# WHAT IS EXPECTED:
Set all the material down again unchanged, without the pictures.

# DATA SEGMENT:
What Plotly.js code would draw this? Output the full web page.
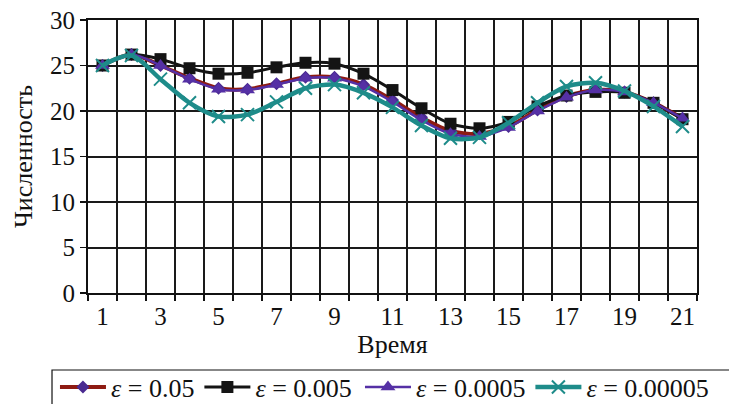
<!DOCTYPE html>
<html>
<head>
<meta charset="utf-8">
<script src="https://cdn.plot.ly/plotly-3.0.1.min.js"></script>
<style>html,body{margin:0;padding:0;background:#fff;}#chart{width:729px;height:404px;}</style>
</head>
<body>
<div id="chart"></div>
<script>
const categories = [1,2,3,4,5,6,7,8,9,10,11,12,13,14,15,16,17,18,19,20,21];
const tickValues = [1,3,5,7,9,11,13,15,17,19,21];
const tickLabels = ["1","3","5","7","9","11","13","15","17","19","21"];
const seriesNames = ["<i>ε</i> = 0.05", "<i>ε</i> = 0.005", "<i>ε</i> = 0.0005", "<i>ε</i> = 0.00005"];
const eps005     = [25,26.2,25.0,23.6,22.5,22.4,23.0,23.7,23.7,22.9,21.2,19.3,17.8,17.5,18.3,20.1,21.6,22.3,22.1,20.9,19.2];
const eps0005    = [25,26.2,25.7,24.7,24.1,24.2,24.8,25.3,25.2,24.1,22.3,20.3,18.6,18.1,18.8,20.5,21.7,22.1,22.0,20.9,19.1];
const eps00005   = [25,26.2,25.0,23.5,22.4,22.3,22.9,23.6,23.6,22.7,21.0,19.0,17.5,17.2,18.2,20.0,21.5,22.3,22.1,20.9,19.2];
const eps000005  = [25,26.1,23.5,20.9,19.4,19.6,21.0,22.5,22.9,22.0,20.4,18.4,17.0,17.1,18.7,20.9,22.7,23.1,22.2,20.5,18.3];

const serif = "Liberation Serif";
const traces = [
  {x: categories, y: eps005, name: seriesNames[0], mode: 'lines+markers', legend: 'legend',
   line: {color: '#8e1b12', width: 4, shape: 'spline', smoothing: 0.8},
   marker: {symbol: 'diamond', size: 10, color: '#4a2a90'}},
  {x: categories, y: eps0005, name: seriesNames[1], mode: 'lines+markers', legend: 'legend',
   line: {color: '#141414', width: 3, shape: 'spline', smoothing: 0.8},
   marker: {symbol: 'square', size: 12, color: '#141414'}},
  {x: categories, y: eps00005, name: seriesNames[2], mode: 'lines+markers', legend: 'legend2',
   line: {color: '#5530a5', width: 2.5, shape: 'spline', smoothing: 0.8},
   marker: {symbol: 'triangle-up', size: 13, color: '#5530a5'}},
  {x: categories, y: eps000005, name: seriesNames[3], mode: 'lines+markers', legend: 'legend2',
   line: {color: '#1e8c8a', width: 4.5, shape: 'spline', smoothing: 0.8},
   marker: {symbol: 'x-thin-open', size: 13, line: {color: '#1e8c8a', width: 2}}}
];

const legendCommon = {
  orientation: 'h', xref: 'container', yref: 'container', xanchor: 'left', y: 0.100, yanchor: 'top',
  borderwidth: 0, bgcolor: 'rgba(0,0,0,0)',
  font: {family: serif, size: 26, color: '#111'}, itemwidth: 46, tracegroupgap: 0
};

const layout = {
  width: 729, height: 404,
  margin: {l: 88, r: 32, t: 20, b: 111},
  paper_bgcolor: '#fff', plot_bgcolor: '#fff',
  font: {family: serif, size: 24, color: '#111'},
  showlegend: true,
  xaxis: {
    range: [0.5, 21.5], tickmode: 'array', tickvals: tickValues, ticktext: tickLabels,
    showgrid: false, ticks: '', showline: true, linecolor: '#111', linewidth: 2, mirror: true,
    zeroline: false, automargin: false, tickfont: {family: serif, size: 25, color: '#111'},
    minor: {tickmode: 'linear', tick0: 0.5, dtick: 1, showgrid: true, gridcolor: '#1a1a1a', gridwidth: 2,
            ticks: 'outside', ticklen: 6, tickwidth: 1.5, tickcolor: '#111'},
    title: {text: 'Время', font: {family: serif, size: 26, color: '#111'}, standoff: 6}
  },
  yaxis: {
    range: [0, 30], dtick: 5, tick0: 0, showgrid: true, gridcolor: '#1a1a1a', gridwidth: 2,
    showline: true, linecolor: '#111', linewidth: 2, mirror: true, zeroline: false, automargin: false,
    ticks: 'outside', ticklen: 6, tickwidth: 1.5, tickcolor: '#111',
    tickfont: {family: serif, size: 25, color: '#111'},
    title: {text: 'Численность', font: {family: serif, size: 26, color: '#111'}, standoff: 10}
  },
  legend: Object.assign({}, legendCommon, {x: 0.0754}),
  legend2: Object.assign({}, legendCommon, {x: 0.4938}),
  shapes: [
    {type: 'rect', xref: 'paper', yref: 'paper', x0: -0.0591, x1: 1.2, y0: -0.282, y1: -0.6,
     line: {color: '#111', width: 1.2}, fillcolor: 'rgba(0,0,0,0)', layer: 'below'}
  ]
};

Plotly.newPlot('chart', traces, layout, {staticPlot: true, displayModeBar: false});
</script>
</body>
</html>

# TASK RESULT:
What Plotly.js code would draw this? Output the full web page.
<!DOCTYPE html>
<html>
<head>
<meta charset="utf-8">
<script src="https://cdn.plot.ly/plotly-3.0.1.min.js"></script>
<style>html,body{margin:0;padding:0;background:#fff;}#chart{width:729px;height:404px;}</style>
</head>
<body>
<div id="chart"></div>
<script>
const categories = [1,2,3,4,5,6,7,8,9,10,11,12,13,14,15,16,17,18,19,20,21];
const tickValues = [1,3,5,7,9,11,13,15,17,19,21];
const tickLabels = ["1","3","5","7","9","11","13","15","17","19","21"];
const seriesNames = ["<i>ε</i> = 0.05", "<i>ε</i> = 0.005", "<i>ε</i> = 0.0005", "<i>ε</i> = 0.00005"];
const eps005     = [25,26.2,25.0,23.6,22.5,22.4,23.0,23.7,23.7,22.9,21.2,19.3,17.8,17.5,18.3,20.1,21.6,22.3,22.1,20.9,19.2];
const eps0005    = [25,26.2,25.7,24.7,24.1,24.2,24.8,25.3,25.2,24.1,22.3,20.3,18.6,18.1,18.8,20.5,21.7,22.1,22.0,20.9,19.1];
const eps00005   = [25,26.2,25.0,23.5,22.4,22.3,22.9,23.6,23.6,22.7,21.0,19.0,17.5,17.2,18.2,20.0,21.5,22.3,22.1,20.9,19.2];
const eps000005  = [25,26.1,23.5,20.9,19.4,19.6,21.0,22.5,22.9,22.0,20.4,18.4,17.0,17.1,18.7,20.9,22.7,23.1,22.2,20.5,18.3];

const serif = "Liberation Serif";
const traces = [
  {x: categories, y: eps005, name: seriesNames[0], mode: 'lines+markers', legend: 'legend',
   line: {color: '#8e1b12', width: 4, shape: 'spline', smoothing: 0.8},
   marker: {symbol: 'diamond', size: 10, color: '#4a2a90'}},
  {x: categories, y: eps0005, name: seriesNames[1], mode: 'lines+markers', legend: 'legend',
   line: {color: '#141414', width: 3, shape: 'spline', smoothing: 0.8},
   marker: {symbol: 'square', size: 12, color: '#141414'}},
  {x: categories, y: eps00005, name: seriesNames[2], mode: 'lines+markers', legend: 'legend2',
   line: {color: '#5530a5', width: 2.5, shape: 'spline', smoothing: 0.8},
   marker: {symbol: 'triangle-up', size: 13, color: '#5530a5'}},
  {x: categories, y: eps000005, name: seriesNames[3], mode: 'lines+markers', legend: 'legend2',
   line: {color: '#1e8c8a', width: 4.5, shape: 'spline', smoothing: 0.8},
   marker: {symbol: 'x-thin-open', size: 13, line: {color: '#1e8c8a', width: 2}}}
];

const legendCommon = {
  orientation: 'h', xref: 'container', yref: 'container', xanchor: 'left', y: 0.100, yanchor: 'top',
  borderwidth: 0, bgcolor: 'rgba(0,0,0,0)',
  font: {family: serif, size: 26, color: '#111'}, itemwidth: 46, tracegroupgap: 0
};

const layout = {
  width: 729, height: 404,
  margin: {l: 88, r: 32, t: 20, b: 111},
  paper_bgcolor: '#fff', plot_bgcolor: '#fff',
  font: {family: serif, size: 24, color: '#111'},
  showlegend: true,
  xaxis: {
    range: [0.5, 21.5], tickmode: 'array', tickvals: tickValues, ticktext: tickLabels,
    showgrid: false, ticks: '', showline: true, linecolor: '#111', linewidth: 2, mirror: true,
    zeroline: false, automargin: false, tickfont: {family: serif, size: 25, color: '#111'},
    minor: {tickmode: 'linear', tick0: 0.5, dtick: 1, showgrid: true, gridcolor: '#1a1a1a', gridwidth: 2,
            ticks: 'outside', ticklen: 6, tickwidth: 1.5, tickcolor: '#111'},
    title: {text: 'Время', font: {family: serif, size: 26, color: '#111'}, standoff: 6}
  },
  yaxis: {
    range: [0, 30], dtick: 5, tick0: 0, showgrid: true, gridcolor: '#1a1a1a', gridwidth: 2,
    showline: true, linecolor: '#111', linewidth: 2, mirror: true, zeroline: false, automargin: false,
    ticks: 'outside', ticklen: 6, tickwidth: 1.5, tickcolor: '#111',
    tickfont: {family: serif, size: 25, color: '#111'},
    title: {text: 'Численность', font: {family: serif, size: 26, color: '#111'}, standoff: 10}
  },
  legend: Object.assign({}, legendCommon, {x: 0.0754}),
  legend2: Object.assign({}, legendCommon, {x: 0.4938}),
  shapes: [
    {type: 'rect', xref: 'paper', yref: 'paper', x0: -0.0591, x1: 1.2, y0: -0.282, y1: -0.6,
     line: {color: '#111', width: 1.2}, fillcolor: 'rgba(0,0,0,0)', layer: 'below'}
  ]
};

Plotly.newPlot('chart', traces, layout, {staticPlot: true, displayModeBar: false});
</script>
</body>
</html>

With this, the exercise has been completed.